-- YOUR OBJECTIVE --
Quote from the first line below through the line that contains "from bokeh.resources import INLINE", both included, and leave the pictures out.

+++ AVAILABLE DATA +++

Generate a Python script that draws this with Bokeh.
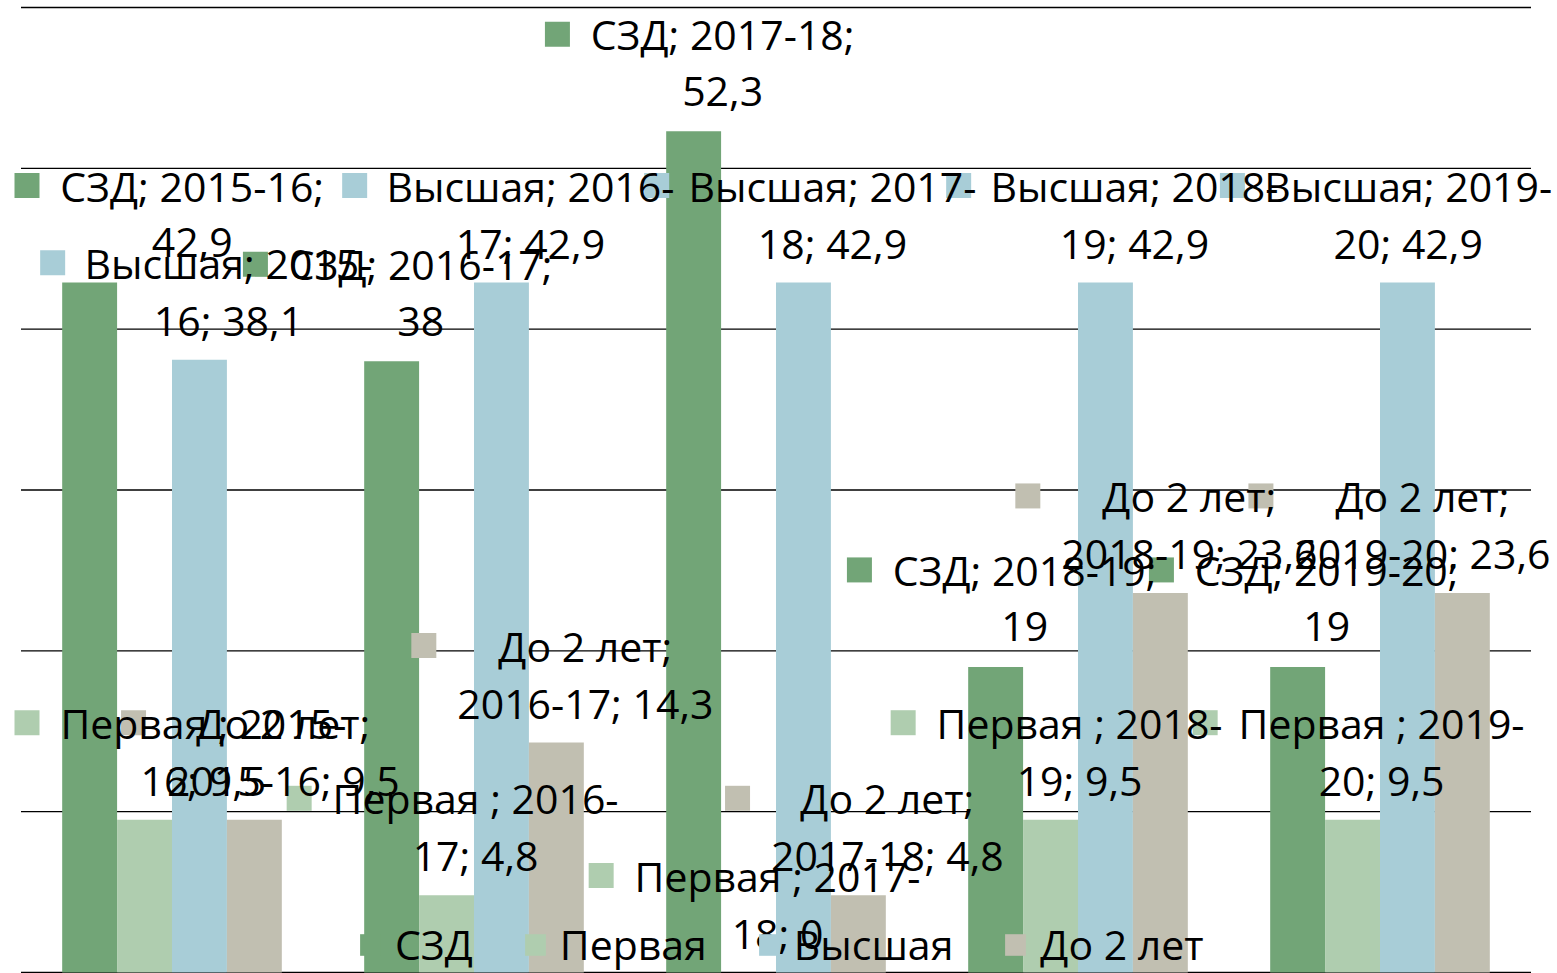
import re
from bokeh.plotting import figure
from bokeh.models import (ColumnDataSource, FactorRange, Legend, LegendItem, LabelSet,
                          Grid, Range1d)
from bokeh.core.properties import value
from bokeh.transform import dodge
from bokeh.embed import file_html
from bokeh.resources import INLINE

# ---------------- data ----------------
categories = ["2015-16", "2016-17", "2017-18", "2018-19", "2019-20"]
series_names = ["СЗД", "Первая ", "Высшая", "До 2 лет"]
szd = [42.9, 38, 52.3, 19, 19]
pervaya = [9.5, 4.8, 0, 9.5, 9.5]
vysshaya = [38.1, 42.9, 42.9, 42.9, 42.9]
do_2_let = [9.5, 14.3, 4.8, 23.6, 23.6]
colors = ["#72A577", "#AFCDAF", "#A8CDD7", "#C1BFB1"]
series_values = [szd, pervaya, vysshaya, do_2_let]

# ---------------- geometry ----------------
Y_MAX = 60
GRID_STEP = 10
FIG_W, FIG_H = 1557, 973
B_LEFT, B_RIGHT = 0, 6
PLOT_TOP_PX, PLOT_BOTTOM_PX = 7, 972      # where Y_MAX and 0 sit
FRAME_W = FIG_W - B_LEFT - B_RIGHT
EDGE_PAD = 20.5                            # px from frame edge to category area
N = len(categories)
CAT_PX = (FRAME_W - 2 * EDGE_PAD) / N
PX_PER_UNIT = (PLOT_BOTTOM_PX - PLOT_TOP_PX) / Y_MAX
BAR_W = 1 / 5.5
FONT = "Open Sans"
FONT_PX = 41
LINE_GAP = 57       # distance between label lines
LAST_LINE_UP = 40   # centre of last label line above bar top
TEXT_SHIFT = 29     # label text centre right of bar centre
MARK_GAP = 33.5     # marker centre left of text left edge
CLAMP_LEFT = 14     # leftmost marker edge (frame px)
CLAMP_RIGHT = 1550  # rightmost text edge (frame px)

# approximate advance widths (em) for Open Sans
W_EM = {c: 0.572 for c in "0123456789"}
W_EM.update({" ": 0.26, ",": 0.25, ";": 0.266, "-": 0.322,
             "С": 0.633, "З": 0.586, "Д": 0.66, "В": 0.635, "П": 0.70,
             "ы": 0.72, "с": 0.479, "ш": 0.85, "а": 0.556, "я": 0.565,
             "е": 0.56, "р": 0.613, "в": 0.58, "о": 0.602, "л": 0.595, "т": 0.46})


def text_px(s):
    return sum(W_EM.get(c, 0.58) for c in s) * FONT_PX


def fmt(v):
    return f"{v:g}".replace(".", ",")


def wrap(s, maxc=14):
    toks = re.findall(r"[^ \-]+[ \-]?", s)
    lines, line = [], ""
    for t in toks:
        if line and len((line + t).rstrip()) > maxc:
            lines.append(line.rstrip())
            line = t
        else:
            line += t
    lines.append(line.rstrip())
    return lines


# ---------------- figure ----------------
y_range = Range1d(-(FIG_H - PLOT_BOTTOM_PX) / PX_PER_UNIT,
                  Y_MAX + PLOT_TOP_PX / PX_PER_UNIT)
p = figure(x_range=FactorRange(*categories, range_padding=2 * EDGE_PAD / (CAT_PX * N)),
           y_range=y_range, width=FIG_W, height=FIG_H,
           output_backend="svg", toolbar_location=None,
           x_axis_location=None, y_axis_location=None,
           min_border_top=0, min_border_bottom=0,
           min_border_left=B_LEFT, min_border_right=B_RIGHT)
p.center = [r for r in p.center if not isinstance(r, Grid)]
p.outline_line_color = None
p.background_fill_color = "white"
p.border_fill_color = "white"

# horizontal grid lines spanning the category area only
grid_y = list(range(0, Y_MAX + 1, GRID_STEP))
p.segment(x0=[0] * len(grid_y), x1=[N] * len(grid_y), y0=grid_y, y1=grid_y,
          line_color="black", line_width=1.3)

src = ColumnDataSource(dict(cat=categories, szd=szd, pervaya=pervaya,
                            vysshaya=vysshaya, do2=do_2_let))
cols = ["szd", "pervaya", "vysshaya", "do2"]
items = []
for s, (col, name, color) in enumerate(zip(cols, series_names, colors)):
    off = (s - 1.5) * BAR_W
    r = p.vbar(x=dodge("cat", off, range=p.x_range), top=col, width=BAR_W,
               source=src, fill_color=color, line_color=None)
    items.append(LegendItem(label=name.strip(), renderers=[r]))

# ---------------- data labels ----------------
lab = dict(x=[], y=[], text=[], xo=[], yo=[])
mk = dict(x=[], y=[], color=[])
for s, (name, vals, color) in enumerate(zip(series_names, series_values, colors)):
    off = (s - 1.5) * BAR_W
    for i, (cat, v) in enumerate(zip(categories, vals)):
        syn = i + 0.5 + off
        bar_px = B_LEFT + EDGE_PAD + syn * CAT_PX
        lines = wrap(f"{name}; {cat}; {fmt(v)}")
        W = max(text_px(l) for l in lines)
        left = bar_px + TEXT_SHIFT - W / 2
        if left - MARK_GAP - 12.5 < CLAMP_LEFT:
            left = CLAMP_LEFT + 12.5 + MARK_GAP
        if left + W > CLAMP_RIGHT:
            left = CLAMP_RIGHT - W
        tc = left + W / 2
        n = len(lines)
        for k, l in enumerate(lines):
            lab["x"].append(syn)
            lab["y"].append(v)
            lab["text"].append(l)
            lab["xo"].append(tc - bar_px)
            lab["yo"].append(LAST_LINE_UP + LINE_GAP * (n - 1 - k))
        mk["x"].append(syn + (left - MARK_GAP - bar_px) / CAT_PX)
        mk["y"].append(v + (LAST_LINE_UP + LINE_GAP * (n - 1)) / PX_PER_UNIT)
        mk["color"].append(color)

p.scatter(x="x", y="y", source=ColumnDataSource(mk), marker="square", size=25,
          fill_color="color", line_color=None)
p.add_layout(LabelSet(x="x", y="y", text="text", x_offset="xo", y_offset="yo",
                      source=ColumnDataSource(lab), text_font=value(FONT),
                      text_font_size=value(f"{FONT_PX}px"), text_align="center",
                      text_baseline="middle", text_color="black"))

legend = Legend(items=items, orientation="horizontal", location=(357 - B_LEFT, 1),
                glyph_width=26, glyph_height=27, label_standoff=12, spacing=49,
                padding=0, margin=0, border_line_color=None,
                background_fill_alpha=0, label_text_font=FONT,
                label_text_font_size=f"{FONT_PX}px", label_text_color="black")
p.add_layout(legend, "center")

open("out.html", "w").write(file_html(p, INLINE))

+++

-- WRITTEN RESPONSE --
Generate a Python script that draws this with Bokeh.
import re
from bokeh.plotting import figure
from bokeh.models import (ColumnDataSource, FactorRange, Legend, LegendItem, LabelSet,
                          Grid, Range1d)
from bokeh.core.properties import value
from bokeh.transform import dodge
from bokeh.embed import file_html
from bokeh.resources import INLINE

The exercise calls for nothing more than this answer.